Tuesday, June 20, 2006

The Darkness

Well maybe it's lack of sleep or who knows, but the last few days I have been struggling with no explanation. I've just felt so low and I'd like to have blamed it on the rain only for the most part it hasn't been rainy. Maybe it's a series of thing. The whole father's day ordeal from this weekend or maybe the passing of a great uncle. Maybe it was the death of an old classmate I never really knew. Maybe that's what set me up to this or was able to push me over the edge just enough to express myself. I was listening to a cd of mixed songs and writing a letter to a friend I haven't seen in awhile. Once I finished the letter I felt the overwhelming need to just write. Once I started I couldn't stop and once I finally did stop I wasn't able to come up with anything else and I just felt relieved. I used to write A LOT of poetry when I was in high school and after the birth of M I just haven't written. Maybe it's because I am busy, but I always feel like the reason I wrote was because I was so depressed.
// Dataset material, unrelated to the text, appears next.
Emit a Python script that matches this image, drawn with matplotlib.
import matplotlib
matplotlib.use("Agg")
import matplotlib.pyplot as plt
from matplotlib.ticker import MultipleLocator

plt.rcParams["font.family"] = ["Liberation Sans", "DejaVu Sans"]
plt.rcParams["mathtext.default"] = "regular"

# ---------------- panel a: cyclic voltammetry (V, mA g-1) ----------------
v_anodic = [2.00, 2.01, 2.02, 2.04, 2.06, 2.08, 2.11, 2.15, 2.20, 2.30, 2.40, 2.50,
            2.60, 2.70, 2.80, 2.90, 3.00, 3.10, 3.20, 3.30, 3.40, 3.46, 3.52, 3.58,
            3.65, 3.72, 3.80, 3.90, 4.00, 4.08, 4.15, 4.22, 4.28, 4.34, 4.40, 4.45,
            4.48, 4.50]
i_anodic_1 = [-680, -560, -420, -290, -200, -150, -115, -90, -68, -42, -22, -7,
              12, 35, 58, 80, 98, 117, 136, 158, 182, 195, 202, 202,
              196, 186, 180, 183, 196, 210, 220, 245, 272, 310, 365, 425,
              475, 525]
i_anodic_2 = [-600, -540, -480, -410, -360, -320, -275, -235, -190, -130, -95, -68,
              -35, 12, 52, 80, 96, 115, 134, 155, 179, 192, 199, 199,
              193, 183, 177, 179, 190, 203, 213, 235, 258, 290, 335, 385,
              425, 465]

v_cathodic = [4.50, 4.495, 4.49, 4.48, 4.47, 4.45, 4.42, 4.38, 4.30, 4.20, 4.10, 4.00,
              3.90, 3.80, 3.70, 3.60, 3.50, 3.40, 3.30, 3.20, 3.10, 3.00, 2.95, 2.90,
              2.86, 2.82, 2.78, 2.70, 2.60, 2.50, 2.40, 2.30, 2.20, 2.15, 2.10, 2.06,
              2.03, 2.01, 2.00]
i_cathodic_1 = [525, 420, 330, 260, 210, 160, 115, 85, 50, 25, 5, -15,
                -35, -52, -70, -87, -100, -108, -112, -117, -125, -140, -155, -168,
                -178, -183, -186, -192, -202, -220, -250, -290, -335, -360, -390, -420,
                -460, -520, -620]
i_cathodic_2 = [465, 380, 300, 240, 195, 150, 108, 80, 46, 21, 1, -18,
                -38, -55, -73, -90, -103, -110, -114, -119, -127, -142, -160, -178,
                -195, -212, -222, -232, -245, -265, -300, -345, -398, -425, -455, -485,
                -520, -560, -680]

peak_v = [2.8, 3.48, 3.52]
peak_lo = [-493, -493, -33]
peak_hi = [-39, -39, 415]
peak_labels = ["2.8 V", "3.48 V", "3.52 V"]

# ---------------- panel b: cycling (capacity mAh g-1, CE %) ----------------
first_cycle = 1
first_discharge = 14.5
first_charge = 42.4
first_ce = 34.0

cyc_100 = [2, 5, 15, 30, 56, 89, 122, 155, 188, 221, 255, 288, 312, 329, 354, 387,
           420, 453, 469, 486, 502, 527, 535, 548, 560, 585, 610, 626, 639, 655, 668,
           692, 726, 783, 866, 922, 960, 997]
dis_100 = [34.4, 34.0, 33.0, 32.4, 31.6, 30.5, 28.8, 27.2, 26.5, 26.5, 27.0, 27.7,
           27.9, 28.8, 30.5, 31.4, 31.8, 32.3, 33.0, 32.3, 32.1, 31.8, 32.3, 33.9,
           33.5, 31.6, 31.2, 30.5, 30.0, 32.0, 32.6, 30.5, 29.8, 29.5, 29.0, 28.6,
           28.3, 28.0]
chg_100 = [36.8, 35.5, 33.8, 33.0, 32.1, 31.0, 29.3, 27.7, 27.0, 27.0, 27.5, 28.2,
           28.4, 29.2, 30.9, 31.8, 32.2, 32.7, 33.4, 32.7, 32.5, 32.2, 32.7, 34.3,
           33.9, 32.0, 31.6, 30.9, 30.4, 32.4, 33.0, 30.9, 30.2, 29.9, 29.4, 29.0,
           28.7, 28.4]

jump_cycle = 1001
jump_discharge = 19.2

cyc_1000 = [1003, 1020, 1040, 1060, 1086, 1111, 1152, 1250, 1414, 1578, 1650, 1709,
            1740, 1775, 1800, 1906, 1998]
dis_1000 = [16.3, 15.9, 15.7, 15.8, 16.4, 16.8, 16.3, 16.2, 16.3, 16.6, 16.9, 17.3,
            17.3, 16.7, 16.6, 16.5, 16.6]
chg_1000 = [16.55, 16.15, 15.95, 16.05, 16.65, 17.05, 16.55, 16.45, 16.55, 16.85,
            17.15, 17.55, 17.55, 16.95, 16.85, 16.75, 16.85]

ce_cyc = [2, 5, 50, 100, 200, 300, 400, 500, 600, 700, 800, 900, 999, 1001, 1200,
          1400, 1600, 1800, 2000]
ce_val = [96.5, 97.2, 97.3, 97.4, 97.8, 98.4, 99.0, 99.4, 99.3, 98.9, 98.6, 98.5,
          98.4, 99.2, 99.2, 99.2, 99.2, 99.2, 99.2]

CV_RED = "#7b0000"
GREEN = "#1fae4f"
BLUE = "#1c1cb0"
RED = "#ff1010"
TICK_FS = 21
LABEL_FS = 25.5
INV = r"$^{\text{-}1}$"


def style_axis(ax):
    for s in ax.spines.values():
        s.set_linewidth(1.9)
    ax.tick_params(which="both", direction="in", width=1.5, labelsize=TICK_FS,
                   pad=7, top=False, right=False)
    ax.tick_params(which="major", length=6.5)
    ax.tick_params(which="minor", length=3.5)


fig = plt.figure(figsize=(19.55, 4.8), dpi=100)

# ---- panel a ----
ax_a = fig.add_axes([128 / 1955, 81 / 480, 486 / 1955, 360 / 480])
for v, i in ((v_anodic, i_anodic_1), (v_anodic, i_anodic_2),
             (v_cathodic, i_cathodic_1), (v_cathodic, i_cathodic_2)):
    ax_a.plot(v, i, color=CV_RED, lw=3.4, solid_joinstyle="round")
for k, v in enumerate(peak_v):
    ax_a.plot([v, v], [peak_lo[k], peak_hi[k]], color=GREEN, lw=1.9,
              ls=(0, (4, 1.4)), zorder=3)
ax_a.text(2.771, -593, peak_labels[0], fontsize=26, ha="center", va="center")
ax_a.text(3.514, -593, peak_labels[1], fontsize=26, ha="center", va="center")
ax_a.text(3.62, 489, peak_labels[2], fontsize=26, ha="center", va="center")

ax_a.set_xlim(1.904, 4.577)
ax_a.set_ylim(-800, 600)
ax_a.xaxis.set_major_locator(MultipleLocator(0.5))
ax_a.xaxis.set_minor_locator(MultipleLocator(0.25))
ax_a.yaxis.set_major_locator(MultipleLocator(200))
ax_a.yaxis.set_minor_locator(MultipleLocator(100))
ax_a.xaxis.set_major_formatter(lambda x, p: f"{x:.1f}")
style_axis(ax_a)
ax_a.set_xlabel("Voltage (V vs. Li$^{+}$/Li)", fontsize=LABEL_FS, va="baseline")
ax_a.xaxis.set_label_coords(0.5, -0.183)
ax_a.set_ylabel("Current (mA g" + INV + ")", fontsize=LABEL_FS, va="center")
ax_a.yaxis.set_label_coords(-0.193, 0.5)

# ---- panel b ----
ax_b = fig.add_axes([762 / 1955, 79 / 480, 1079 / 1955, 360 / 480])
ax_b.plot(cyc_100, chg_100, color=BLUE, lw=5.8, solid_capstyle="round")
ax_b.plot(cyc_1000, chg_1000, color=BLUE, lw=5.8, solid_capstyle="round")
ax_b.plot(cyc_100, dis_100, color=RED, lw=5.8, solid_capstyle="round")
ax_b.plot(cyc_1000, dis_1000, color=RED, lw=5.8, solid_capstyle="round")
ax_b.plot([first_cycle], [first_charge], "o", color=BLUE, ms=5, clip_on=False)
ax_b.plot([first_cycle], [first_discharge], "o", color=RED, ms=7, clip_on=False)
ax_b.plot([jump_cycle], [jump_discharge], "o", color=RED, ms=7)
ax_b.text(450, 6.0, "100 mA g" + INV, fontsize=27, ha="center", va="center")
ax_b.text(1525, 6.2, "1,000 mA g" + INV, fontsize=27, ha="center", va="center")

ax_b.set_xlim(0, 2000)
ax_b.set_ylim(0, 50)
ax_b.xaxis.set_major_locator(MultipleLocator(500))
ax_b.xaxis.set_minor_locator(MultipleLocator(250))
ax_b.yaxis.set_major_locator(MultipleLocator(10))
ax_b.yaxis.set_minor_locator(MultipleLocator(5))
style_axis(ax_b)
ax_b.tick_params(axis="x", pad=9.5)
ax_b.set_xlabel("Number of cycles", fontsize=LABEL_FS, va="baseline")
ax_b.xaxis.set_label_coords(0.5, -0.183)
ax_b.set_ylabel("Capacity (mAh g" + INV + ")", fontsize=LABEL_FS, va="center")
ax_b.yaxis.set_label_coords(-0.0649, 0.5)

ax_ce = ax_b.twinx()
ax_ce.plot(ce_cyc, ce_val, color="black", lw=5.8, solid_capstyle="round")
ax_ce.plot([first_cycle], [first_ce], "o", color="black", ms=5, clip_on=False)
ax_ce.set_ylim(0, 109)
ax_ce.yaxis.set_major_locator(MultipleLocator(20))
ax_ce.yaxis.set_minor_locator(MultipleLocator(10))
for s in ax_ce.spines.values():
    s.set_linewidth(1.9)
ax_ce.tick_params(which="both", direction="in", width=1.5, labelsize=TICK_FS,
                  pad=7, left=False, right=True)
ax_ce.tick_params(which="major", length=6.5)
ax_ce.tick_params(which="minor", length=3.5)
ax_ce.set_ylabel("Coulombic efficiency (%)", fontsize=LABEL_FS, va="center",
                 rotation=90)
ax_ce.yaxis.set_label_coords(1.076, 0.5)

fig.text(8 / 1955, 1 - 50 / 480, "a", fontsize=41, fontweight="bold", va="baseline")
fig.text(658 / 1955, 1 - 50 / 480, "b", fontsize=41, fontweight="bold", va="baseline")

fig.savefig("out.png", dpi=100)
I wrote a lot about dark things and once M was born most of those dark things left me and I really didn't have anything to write.
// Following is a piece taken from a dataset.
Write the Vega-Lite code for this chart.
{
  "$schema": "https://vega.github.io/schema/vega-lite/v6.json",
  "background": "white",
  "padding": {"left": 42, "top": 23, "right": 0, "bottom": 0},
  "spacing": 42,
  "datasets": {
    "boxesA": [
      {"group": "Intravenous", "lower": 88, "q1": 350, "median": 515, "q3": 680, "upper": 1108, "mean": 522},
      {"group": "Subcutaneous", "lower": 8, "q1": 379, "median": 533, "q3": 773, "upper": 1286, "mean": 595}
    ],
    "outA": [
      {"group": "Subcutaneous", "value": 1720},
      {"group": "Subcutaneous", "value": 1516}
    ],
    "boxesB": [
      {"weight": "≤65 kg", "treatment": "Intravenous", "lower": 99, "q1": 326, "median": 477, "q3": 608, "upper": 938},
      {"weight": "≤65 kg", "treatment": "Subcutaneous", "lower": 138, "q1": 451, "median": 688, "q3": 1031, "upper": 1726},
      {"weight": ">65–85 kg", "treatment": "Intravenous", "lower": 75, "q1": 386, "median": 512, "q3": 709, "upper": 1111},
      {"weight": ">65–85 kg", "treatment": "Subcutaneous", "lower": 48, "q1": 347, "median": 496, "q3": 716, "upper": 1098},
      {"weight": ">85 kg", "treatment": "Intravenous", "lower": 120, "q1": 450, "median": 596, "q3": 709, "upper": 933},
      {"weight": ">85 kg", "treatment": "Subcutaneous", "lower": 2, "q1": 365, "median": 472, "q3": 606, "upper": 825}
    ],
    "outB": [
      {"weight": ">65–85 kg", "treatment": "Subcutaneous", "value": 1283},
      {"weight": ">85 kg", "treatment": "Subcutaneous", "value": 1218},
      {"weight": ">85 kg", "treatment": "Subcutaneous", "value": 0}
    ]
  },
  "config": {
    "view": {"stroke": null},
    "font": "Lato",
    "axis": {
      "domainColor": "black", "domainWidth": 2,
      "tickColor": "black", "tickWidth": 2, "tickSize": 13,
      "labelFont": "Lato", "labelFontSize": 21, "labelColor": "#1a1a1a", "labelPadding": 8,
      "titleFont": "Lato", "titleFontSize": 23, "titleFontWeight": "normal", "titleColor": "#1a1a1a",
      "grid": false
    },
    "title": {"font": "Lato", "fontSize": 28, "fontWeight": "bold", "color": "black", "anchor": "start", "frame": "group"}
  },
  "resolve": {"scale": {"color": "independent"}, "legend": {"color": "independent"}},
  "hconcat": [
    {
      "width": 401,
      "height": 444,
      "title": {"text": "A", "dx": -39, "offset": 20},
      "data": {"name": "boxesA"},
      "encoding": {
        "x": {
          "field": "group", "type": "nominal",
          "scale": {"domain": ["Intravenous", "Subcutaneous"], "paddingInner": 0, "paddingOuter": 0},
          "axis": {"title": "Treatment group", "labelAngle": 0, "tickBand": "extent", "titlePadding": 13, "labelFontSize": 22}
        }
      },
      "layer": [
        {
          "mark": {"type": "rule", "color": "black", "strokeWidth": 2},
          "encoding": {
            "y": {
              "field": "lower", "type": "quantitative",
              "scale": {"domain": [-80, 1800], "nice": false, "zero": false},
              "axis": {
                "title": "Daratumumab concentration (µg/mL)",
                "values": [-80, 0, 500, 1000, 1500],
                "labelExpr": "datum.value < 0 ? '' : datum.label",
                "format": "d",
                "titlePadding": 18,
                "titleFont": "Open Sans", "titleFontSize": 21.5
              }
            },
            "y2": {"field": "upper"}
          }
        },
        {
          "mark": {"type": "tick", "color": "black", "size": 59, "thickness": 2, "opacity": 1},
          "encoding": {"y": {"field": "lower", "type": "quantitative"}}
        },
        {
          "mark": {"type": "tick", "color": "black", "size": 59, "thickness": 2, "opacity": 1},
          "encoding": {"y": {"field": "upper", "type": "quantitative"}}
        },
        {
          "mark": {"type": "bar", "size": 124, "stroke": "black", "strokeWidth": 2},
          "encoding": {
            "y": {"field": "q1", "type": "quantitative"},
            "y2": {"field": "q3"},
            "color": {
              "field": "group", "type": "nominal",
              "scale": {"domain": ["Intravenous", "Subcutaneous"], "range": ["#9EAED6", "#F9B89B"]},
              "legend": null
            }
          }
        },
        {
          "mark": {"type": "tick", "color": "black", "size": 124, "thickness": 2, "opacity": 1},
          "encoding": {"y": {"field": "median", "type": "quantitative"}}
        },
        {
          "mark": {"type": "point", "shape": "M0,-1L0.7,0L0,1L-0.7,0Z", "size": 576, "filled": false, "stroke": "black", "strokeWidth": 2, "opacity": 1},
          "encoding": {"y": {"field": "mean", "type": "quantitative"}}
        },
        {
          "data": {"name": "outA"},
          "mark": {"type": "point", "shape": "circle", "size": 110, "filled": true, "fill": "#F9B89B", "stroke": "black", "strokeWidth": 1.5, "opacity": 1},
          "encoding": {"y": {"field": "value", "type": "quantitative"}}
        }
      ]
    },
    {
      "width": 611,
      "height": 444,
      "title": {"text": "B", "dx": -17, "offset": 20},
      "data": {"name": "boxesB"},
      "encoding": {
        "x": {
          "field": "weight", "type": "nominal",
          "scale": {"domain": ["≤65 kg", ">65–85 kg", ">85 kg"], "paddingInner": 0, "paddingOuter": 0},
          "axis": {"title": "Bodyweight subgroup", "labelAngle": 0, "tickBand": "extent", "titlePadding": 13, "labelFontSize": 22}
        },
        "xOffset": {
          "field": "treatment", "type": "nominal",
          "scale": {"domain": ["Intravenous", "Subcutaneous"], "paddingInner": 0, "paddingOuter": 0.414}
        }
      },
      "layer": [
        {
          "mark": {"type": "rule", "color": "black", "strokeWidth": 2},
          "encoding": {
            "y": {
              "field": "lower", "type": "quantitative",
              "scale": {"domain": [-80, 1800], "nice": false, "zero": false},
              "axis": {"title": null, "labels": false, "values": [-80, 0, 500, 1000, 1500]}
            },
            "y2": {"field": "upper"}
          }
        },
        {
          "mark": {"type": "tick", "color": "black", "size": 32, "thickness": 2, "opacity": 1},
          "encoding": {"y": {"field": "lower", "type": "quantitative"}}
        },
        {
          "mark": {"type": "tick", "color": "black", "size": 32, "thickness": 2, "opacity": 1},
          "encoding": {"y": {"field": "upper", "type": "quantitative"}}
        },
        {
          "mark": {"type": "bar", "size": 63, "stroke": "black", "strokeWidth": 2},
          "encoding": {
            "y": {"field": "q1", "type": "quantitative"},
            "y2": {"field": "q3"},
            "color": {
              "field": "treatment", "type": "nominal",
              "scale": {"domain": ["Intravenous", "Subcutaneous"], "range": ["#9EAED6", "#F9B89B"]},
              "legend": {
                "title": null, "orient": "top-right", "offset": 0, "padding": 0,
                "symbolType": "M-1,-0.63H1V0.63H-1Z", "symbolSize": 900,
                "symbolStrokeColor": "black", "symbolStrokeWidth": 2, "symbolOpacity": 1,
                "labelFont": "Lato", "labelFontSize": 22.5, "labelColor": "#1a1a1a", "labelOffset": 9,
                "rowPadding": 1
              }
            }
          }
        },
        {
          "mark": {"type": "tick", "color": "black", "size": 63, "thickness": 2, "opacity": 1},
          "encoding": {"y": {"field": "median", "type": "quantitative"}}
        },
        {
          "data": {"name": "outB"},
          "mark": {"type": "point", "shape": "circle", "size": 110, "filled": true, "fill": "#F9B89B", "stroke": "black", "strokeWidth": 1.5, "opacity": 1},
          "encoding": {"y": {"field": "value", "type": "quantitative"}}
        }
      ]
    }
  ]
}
I haven't figured out yet how to write happy poetry. (haha)

Tonight though it felt so good to write like that again. It felt so exhilarating. Here are some of the things I wrote:

feelings of low grandeur
cheap
meaningless.
it's not love i'm looking for-just pain-pain is home.
dark with a candle burning,
barely flickering,
almost out.
soon life will be dark-no one home now.
______________________________
spring like rain
falling on top of the world
traps of metal
catching souls
oh to be free!
wouldn't we all like to be
______________________________
winter melts
snow drops
peas in a pod
cast iron metal
laden with cheese
puffs of smoke
rings of gold
stones sinking to the bottom
of the sea
opening up pools
of green
______________________________
Today I'm turning inside out. Struggling to make heads of tails.
What is this I'm feeling?
Skeletons coming to the closet door longing to be let out just to
laugh at me.
Make me think of anything else please!
For so long the darkness was displaced, but now shadows are casting down.
The light is getting hard to see.
Where did this come from and how do I escape?
There is no sleep for me tonight.
Only endless thoughts of distant memories and mistakes
Eating me alive.

1 Comments:

Blogger Monkeymama said...

I love you, I hope the days get sunny again soon.